[DATA LINES]
........
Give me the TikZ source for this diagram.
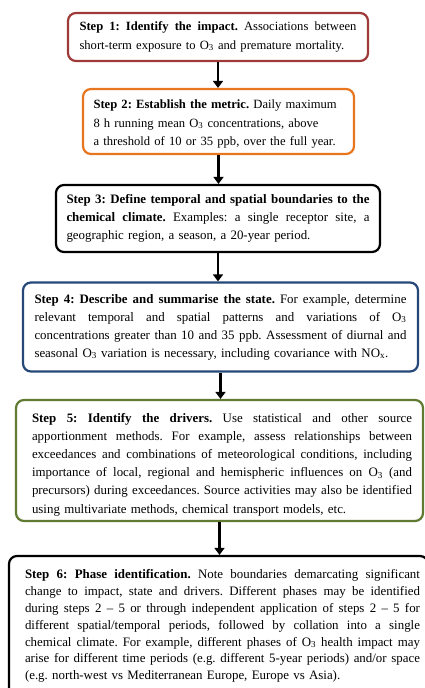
........
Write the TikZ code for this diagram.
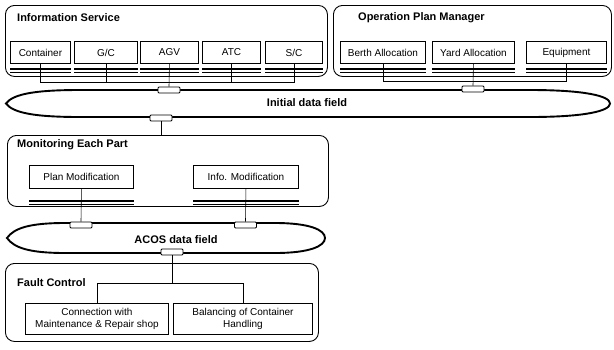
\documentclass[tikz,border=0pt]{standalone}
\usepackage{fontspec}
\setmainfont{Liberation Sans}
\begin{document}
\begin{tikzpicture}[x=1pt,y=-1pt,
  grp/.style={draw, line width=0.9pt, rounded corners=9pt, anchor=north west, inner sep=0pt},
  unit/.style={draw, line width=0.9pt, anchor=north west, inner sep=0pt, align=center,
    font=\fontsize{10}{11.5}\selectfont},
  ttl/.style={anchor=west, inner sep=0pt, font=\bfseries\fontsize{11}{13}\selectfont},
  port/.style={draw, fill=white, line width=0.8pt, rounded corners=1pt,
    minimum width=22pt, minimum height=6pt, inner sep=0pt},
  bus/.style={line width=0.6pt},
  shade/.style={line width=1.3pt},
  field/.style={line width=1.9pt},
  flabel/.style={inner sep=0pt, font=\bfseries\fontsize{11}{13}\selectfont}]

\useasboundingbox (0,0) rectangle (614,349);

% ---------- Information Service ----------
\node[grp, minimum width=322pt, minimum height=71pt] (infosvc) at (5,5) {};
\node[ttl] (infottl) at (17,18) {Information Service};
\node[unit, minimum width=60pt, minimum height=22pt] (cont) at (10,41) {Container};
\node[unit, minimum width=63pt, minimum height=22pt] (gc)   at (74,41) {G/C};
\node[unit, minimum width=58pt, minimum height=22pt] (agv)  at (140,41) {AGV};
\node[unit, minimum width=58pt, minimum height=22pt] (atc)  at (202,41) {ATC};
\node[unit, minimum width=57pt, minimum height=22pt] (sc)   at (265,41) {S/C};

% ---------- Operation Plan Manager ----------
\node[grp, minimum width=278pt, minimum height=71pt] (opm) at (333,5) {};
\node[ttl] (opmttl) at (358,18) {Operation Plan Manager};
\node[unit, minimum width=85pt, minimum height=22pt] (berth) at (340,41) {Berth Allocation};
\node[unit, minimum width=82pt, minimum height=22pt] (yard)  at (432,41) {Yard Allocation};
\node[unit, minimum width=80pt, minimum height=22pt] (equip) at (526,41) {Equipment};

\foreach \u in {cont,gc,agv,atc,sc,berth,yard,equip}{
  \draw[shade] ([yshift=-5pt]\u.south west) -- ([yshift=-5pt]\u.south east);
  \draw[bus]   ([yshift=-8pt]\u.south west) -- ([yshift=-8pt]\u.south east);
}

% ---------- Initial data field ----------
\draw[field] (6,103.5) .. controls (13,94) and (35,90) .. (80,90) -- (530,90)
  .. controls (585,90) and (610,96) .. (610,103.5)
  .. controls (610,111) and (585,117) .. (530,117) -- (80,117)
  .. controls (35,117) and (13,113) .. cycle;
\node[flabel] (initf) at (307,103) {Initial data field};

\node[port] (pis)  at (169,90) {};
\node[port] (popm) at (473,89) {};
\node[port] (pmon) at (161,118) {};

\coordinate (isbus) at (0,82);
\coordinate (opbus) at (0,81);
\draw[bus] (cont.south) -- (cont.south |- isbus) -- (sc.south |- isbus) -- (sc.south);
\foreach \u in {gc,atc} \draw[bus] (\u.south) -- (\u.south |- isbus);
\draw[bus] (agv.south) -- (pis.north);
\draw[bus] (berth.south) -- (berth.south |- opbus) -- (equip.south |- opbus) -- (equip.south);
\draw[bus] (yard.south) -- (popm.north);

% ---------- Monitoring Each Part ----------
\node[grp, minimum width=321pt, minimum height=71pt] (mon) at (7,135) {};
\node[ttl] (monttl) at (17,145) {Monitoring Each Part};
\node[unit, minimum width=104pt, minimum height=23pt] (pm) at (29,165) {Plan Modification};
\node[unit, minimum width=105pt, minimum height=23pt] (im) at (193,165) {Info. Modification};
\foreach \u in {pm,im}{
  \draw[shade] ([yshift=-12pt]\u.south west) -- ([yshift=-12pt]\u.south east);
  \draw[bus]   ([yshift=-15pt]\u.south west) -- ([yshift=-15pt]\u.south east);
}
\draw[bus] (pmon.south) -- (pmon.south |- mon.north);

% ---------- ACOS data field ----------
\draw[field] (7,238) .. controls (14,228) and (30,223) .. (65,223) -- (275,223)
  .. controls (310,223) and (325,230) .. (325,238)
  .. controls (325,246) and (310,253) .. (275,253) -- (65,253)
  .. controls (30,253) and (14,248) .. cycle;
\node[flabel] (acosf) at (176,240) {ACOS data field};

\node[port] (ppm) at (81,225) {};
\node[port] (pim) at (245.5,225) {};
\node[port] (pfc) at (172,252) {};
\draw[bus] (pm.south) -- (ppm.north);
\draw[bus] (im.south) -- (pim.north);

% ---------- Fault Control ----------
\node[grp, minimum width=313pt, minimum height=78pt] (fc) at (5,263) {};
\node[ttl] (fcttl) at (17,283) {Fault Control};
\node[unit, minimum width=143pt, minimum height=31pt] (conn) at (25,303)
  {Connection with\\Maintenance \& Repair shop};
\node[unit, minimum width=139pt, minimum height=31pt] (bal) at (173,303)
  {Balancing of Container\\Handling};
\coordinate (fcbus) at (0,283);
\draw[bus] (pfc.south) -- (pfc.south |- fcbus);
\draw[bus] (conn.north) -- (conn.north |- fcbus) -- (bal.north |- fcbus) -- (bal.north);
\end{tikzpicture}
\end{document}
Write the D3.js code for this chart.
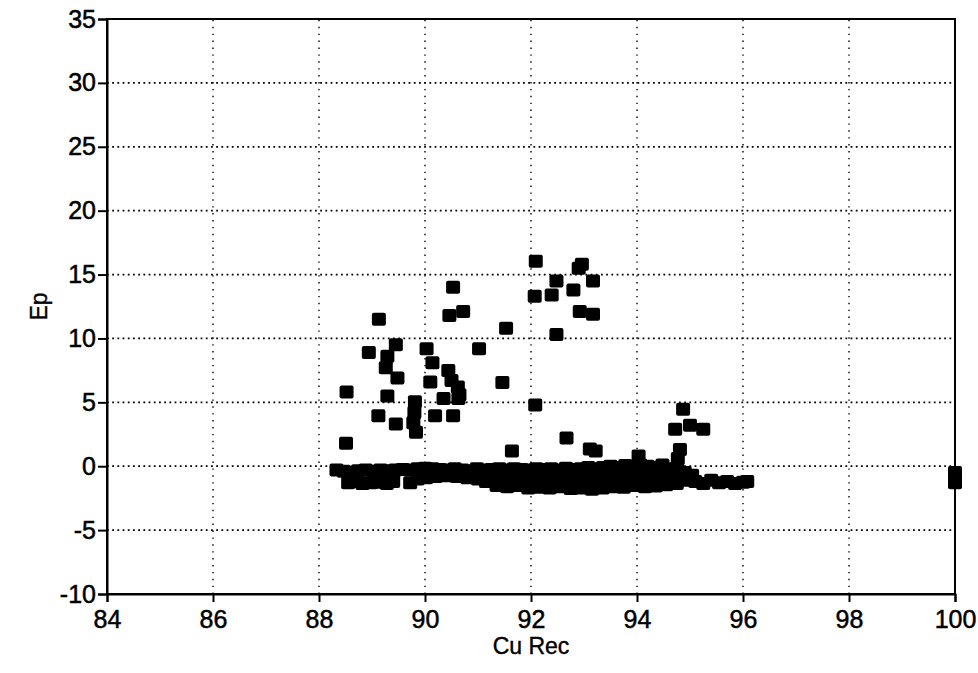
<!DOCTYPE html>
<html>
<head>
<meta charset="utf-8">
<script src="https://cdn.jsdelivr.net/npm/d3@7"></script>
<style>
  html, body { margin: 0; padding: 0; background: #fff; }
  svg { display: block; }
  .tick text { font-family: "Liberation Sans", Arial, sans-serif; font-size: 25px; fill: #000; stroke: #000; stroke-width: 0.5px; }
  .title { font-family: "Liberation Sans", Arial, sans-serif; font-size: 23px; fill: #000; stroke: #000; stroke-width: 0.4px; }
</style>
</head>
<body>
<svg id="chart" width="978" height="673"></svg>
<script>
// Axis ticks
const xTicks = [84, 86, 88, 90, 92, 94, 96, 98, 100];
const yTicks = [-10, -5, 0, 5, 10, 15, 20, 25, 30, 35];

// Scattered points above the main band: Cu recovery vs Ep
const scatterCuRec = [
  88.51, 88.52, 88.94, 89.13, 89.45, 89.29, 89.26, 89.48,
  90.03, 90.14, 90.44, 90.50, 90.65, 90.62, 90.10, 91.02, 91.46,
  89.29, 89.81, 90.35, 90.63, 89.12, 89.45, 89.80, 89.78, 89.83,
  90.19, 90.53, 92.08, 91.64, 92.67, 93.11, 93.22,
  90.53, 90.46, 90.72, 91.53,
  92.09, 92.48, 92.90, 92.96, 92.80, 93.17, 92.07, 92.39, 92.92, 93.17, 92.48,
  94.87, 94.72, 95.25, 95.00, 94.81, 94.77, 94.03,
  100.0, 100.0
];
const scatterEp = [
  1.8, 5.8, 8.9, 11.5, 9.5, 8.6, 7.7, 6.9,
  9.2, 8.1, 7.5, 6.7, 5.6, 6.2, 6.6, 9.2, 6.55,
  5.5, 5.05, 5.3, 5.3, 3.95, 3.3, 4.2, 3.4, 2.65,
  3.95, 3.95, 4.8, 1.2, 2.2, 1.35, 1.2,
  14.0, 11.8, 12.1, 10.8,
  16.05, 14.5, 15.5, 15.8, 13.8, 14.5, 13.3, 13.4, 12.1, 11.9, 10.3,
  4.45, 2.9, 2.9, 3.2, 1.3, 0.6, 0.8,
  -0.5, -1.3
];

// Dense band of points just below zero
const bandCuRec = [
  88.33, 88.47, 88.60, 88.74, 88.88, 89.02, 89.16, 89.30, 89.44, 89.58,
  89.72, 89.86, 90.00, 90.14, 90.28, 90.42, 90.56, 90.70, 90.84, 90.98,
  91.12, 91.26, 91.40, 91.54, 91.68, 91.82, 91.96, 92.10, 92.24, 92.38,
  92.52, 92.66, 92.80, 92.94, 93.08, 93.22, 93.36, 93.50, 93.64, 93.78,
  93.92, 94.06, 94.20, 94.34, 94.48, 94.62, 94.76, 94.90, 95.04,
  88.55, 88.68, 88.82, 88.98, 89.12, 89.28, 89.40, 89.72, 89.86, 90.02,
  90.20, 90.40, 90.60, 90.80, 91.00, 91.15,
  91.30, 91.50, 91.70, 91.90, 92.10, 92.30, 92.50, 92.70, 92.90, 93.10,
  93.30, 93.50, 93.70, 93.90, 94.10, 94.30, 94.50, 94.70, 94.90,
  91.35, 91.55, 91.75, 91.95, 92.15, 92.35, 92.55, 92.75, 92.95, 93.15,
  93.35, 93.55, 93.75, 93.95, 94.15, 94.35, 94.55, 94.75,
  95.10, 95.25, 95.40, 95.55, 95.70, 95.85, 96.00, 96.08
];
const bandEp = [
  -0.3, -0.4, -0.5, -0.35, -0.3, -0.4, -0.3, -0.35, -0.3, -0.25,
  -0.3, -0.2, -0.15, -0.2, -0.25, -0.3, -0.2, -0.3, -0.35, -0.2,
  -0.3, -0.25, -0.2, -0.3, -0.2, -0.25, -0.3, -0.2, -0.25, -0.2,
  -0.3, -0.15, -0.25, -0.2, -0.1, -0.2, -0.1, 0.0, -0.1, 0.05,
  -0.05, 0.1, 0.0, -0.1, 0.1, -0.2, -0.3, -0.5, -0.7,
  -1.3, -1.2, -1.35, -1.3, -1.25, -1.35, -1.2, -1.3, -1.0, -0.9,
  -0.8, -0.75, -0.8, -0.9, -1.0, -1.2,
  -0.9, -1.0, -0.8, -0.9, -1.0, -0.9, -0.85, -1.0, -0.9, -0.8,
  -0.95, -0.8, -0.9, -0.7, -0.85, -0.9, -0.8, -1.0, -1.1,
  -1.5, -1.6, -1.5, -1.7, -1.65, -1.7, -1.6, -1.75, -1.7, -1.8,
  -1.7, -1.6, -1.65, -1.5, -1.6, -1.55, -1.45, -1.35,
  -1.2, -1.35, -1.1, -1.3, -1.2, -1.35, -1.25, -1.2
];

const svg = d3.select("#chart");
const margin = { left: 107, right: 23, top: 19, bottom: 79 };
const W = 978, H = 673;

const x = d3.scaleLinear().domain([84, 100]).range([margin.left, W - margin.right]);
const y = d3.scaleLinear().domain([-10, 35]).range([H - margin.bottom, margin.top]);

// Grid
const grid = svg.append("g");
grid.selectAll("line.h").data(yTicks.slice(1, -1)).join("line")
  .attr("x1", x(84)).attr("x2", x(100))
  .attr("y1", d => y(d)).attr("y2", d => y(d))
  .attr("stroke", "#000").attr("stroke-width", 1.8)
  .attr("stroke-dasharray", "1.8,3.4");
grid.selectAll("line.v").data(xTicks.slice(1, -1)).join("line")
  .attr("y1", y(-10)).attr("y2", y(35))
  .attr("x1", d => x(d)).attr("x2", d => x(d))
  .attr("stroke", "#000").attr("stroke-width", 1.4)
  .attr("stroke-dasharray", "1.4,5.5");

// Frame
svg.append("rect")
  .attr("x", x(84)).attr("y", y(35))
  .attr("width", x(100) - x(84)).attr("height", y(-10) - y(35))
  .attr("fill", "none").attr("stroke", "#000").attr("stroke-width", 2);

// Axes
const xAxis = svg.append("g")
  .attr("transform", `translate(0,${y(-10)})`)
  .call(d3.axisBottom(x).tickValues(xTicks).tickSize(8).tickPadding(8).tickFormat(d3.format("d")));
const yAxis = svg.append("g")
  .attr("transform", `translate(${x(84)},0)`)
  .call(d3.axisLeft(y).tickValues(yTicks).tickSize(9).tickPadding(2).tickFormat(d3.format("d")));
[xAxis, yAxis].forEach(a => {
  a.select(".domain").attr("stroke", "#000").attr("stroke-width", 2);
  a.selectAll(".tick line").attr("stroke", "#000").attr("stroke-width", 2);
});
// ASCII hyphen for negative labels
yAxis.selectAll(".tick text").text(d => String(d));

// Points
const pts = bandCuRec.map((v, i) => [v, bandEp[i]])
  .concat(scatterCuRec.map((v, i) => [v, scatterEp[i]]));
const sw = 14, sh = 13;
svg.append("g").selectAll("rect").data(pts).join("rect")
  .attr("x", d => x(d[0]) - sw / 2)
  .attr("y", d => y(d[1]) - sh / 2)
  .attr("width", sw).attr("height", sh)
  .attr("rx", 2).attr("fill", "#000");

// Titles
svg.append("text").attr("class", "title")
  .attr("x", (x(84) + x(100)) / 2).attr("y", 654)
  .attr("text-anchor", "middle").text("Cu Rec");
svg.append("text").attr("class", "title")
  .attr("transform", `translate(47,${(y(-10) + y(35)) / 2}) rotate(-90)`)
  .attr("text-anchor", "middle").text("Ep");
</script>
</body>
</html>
........
[WHAT YOU SHOULD DO] What's needed is an exact copy of the lines above from the one with "Write the TikZ code for this diagram." through the one with "(0,0) rectangle (614,349);", both included; the pictures stay out.

[RESULT FOR THIS EXERCISE]
Write the TikZ code for this diagram.
\documentclass[tikz,border=0pt]{standalone}
\usepackage{fontspec}
\setmainfont{Liberation Sans}
\begin{document}
\begin{tikzpicture}[x=1pt,y=-1pt,
  grp/.style={draw, line width=0.9pt, rounded corners=9pt, anchor=north west, inner sep=0pt},
  unit/.style={draw, line width=0.9pt, anchor=north west, inner sep=0pt, align=center,
    font=\fontsize{10}{11.5}\selectfont},
  ttl/.style={anchor=west, inner sep=0pt, font=\bfseries\fontsize{11}{13}\selectfont},
  port/.style={draw, fill=white, line width=0.8pt, rounded corners=1pt,
    minimum width=22pt, minimum height=6pt, inner sep=0pt},
  bus/.style={line width=0.6pt},
  shade/.style={line width=1.3pt},
  field/.style={line width=1.9pt},
  flabel/.style={inner sep=0pt, font=\bfseries\fontsize{11}{13}\selectfont}]

\useasboundingbox (0,0) rectangle (614,349);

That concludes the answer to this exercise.